I am having issues with ggplot2 geom_histogram when plotting frequencies and using facet_wrap at the same time:
#
myTestDF<- data.frame(
Sample = as.vector(replicate(n = 6, expr = c('s1', 's2', 's3'))),
var2 = c(
replicate(n = 9, expr = 't1'),
replicate(n = 9, expr = 't2')),
Val1 = c(
replicate(n = 3, expr = c(2,20,40)),
replicate(n = 3, expr = c(0.2,0.4,0.6))),
stringsAsFactors = FALSE)
myTestDF<- rbind(myTestDF, data.frame(Sample = 's2', var2 = 't1', Val1 = 70,
stringsAsFactors = FALSE)) ##afterthought :)

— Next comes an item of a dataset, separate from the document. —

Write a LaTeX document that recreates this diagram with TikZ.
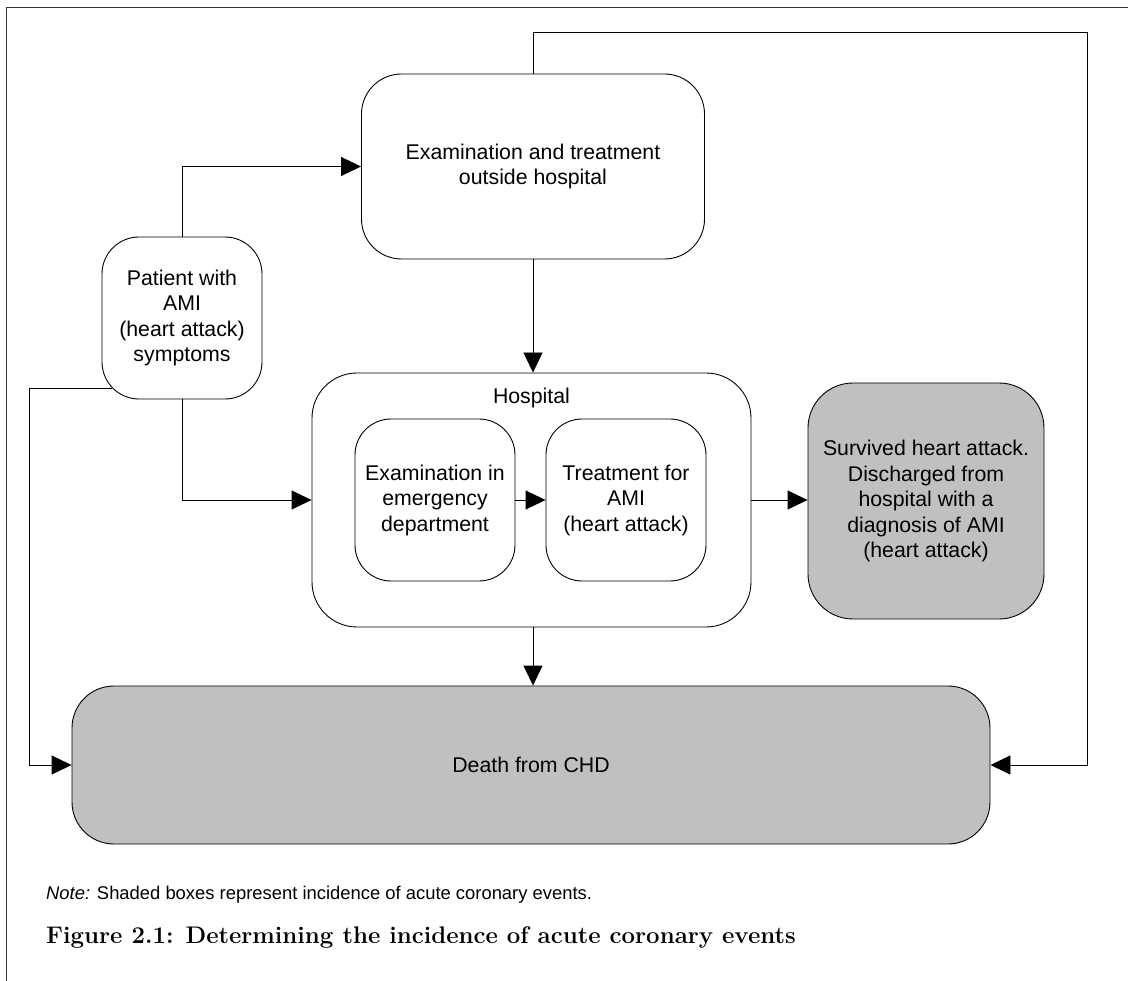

myTestDF$var3<- paste(myTestDF$Sample, myTestDF$var2, sep = '_')
###Now, this works:
ggplot(
data = myTestDF[myTestDF$Sample=='s2',],
aes(x = Val1, fill = var2)) +
geom_histogram(
aes(y = after_stat(c(
count[group==1]/sum(count[group==1]),
count[group==2]/sum(count[group==2])))),
position = "identity", alpha = 0.5) +
labs(title = 'testHist',
x = "Val1", y = "Frequency") +
theme_minimal()
#
However, I can’t figure a way to make it work with facet_wrap by ‘Sample’. The frequencies get all messed up, and after experimenting and reading around, I can’t find a way to do it. Of course I can do a for loop , but I would like to understand if it can be done with facet_wrap or other ggplot2 function. Looking forward to your feedback.
>Solution :
The issue is that you do not account for the panels when computing the relative frequencies separately for each group, i.e. when you use facet_wrap the data is ordered first by PANEL and second by group. Instead I would suggest to use e.g. ave() to compute the relative frequencies. In the code below I also added the PANEL as a second grouping variable.
library(ggplot2)
ggplot(
myTestDF, aes(x = Val1, fill = var2)
) +
geom_histogram(
aes(y = after_stat(
ave(count, group, PANEL, FUN = \(x) x / sum(x))
)),
position = "identity", alpha = 0.5
) +
labs(
title = "testHist",
x = "Val1", y = "Frequency"
) +
theme_minimal() +
facet_wrap(~Sample)
#> `stat_bin()` using `bins = 30`. Pick better value with `binwidth`.